▶ [EXERCISE PROMPT]: Omit all pictures and give the records below again exactly as written.

▶ [GIVEN DATA]:
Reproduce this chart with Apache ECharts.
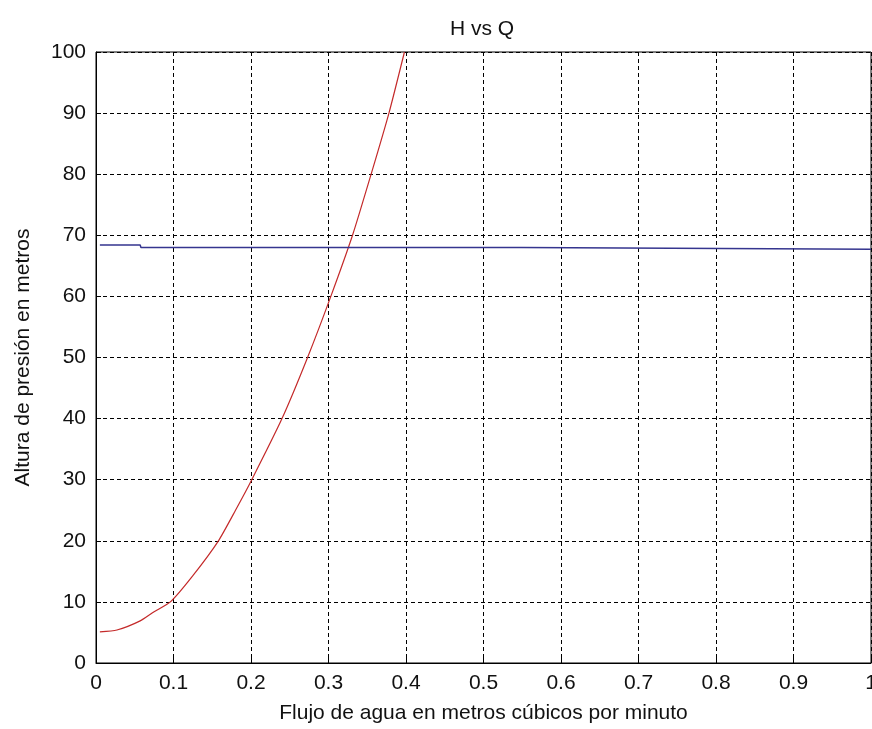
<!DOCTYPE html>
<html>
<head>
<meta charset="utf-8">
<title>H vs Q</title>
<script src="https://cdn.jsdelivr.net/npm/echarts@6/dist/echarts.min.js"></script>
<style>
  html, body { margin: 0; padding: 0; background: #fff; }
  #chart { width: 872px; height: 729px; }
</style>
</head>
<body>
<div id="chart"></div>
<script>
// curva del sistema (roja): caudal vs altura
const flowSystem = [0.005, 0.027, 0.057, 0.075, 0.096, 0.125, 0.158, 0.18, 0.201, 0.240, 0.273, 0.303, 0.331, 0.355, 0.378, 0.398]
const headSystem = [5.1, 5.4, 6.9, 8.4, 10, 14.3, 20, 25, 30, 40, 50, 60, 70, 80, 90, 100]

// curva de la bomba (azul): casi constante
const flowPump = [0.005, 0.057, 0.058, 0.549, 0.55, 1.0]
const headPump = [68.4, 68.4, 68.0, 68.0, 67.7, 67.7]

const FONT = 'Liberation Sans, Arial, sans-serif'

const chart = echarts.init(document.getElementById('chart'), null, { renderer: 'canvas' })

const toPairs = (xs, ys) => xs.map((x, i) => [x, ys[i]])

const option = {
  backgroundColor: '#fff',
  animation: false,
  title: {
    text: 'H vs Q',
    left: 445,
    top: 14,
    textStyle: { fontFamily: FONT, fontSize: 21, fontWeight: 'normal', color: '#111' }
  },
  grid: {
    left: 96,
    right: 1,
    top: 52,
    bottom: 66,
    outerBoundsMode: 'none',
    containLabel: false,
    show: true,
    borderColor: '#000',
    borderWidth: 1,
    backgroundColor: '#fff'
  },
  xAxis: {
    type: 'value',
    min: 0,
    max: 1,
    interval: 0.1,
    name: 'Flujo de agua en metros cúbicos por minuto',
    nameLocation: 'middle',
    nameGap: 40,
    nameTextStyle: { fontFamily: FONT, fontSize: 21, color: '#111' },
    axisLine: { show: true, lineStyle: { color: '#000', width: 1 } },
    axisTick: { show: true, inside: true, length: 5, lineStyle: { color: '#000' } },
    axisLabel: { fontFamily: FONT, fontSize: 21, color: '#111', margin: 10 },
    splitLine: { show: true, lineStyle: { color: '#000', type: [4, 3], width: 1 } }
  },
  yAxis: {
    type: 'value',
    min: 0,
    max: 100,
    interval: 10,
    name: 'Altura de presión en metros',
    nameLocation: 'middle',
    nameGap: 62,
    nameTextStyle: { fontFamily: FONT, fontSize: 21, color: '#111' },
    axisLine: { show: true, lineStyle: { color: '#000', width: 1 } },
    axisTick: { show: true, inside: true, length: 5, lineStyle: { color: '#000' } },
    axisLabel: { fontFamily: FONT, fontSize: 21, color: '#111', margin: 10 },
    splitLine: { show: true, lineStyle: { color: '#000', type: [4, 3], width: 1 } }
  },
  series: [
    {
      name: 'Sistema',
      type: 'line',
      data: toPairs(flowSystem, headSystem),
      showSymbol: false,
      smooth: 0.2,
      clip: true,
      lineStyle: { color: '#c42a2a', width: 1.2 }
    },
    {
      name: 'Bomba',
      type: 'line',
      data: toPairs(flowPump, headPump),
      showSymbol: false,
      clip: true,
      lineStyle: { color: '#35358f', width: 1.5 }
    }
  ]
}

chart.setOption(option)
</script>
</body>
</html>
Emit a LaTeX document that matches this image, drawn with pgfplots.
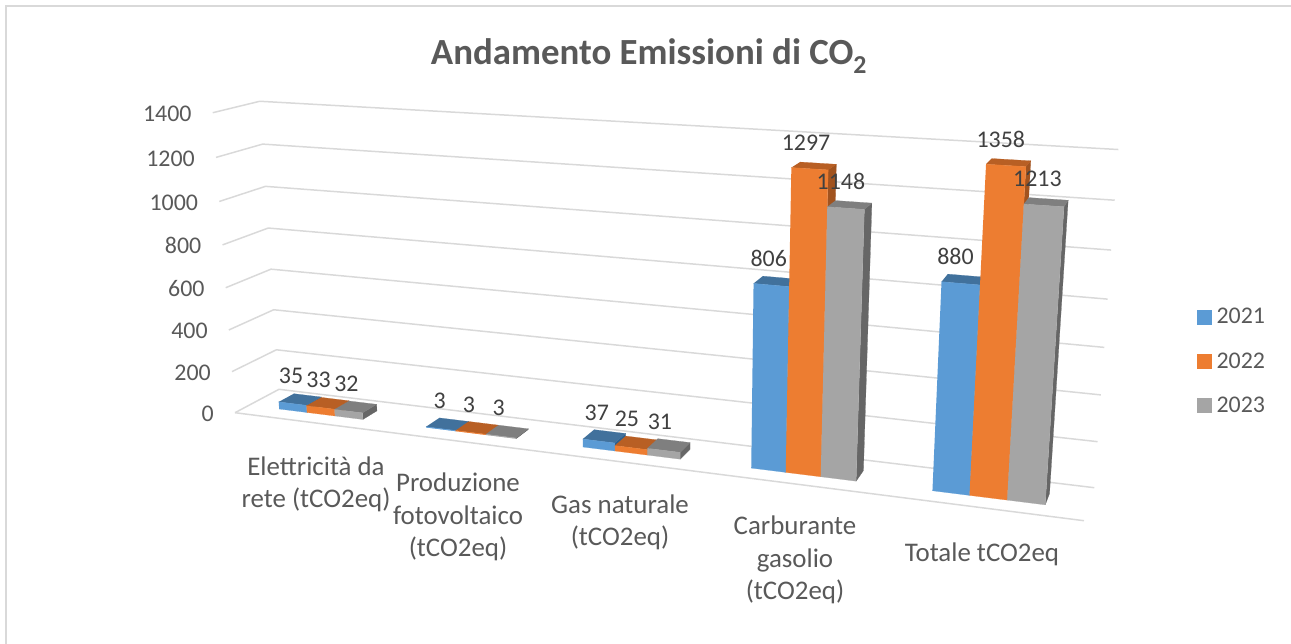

▶ [SOLVED EXERCISE]:
Reproduce this chart with Apache ECharts.
<!DOCTYPE html>
<html>
<head>
<meta charset="utf-8">
<title>H vs Q</title>
<script src="https://cdn.jsdelivr.net/npm/echarts@6/dist/echarts.min.js"></script>
<style>
  html, body { margin: 0; padding: 0; background: #fff; }
  #chart { width: 872px; height: 729px; }
</style>
</head>
<body>
<div id="chart"></div>
<script>
// curva del sistema (roja): caudal vs altura
const flowSystem = [0.005, 0.027, 0.057, 0.075, 0.096, 0.125, 0.158, 0.18, 0.201, 0.240, 0.273, 0.303, 0.331, 0.355, 0.378, 0.398]
const headSystem = [5.1, 5.4, 6.9, 8.4, 10, 14.3, 20, 25, 30, 40, 50, 60, 70, 80, 90, 100]

// curva de la bomba (azul): casi constante
const flowPump = [0.005, 0.057, 0.058, 0.549, 0.55, 1.0]
const headPump = [68.4, 68.4, 68.0, 68.0, 67.7, 67.7]

const FONT = 'Liberation Sans, Arial, sans-serif'

const chart = echarts.init(document.getElementById('chart'), null, { renderer: 'canvas' })

const toPairs = (xs, ys) => xs.map((x, i) => [x, ys[i]])

const option = {
  backgroundColor: '#fff',
  animation: false,
  title: {
    text: 'H vs Q',
    left: 445,
    top: 14,
    textStyle: { fontFamily: FONT, fontSize: 21, fontWeight: 'normal', color: '#111' }
  },
  grid: {
    left: 96,
    right: 1,
    top: 52,
    bottom: 66,
    outerBoundsMode: 'none',
    containLabel: false,
    show: true,
    borderColor: '#000',
    borderWidth: 1,
    backgroundColor: '#fff'
  },
  xAxis: {
    type: 'value',
    min: 0,
    max: 1,
    interval: 0.1,
    name: 'Flujo de agua en metros cúbicos por minuto',
    nameLocation: 'middle',
    nameGap: 40,
    nameTextStyle: { fontFamily: FONT, fontSize: 21, color: '#111' },
    axisLine: { show: true, lineStyle: { color: '#000', width: 1 } },
    axisTick: { show: true, inside: true, length: 5, lineStyle: { color: '#000' } },
    axisLabel: { fontFamily: FONT, fontSize: 21, color: '#111', margin: 10 },
    splitLine: { show: true, lineStyle: { color: '#000', type: [4, 3], width: 1 } }
  },
  yAxis: {
    type: 'value',
    min: 0,
    max: 100,
    interval: 10,
    name: 'Altura de presión en metros',
    nameLocation: 'middle',
    nameGap: 62,
    nameTextStyle: { fontFamily: FONT, fontSize: 21, color: '#111' },
    axisLine: { show: true, lineStyle: { color: '#000', width: 1 } },
    axisTick: { show: true, inside: true, length: 5, lineStyle: { color: '#000' } },
    axisLabel: { fontFamily: FONT, fontSize: 21, color: '#111', margin: 10 },
    splitLine: { show: true, lineStyle: { color: '#000', type: [4, 3], width: 1 } }
  },
  series: [
    {
      name: 'Sistema',
      type: 'line',
      data: toPairs(flowSystem, headSystem),
      showSymbol: false,
      smooth: 0.2,
      clip: true,
      lineStyle: { color: '#c42a2a', width: 1.2 }
    },
    {
      name: 'Bomba',
      type: 'line',
      data: toPairs(flowPump, headPump),
      showSymbol: false,
      clip: true,
      lineStyle: { color: '#35358f', width: 1.5 }
    }
  ]
}

chart.setOption(option)
</script>
</body>
</html>
Emit a LaTeX document that matches this image, drawn with pgfplots.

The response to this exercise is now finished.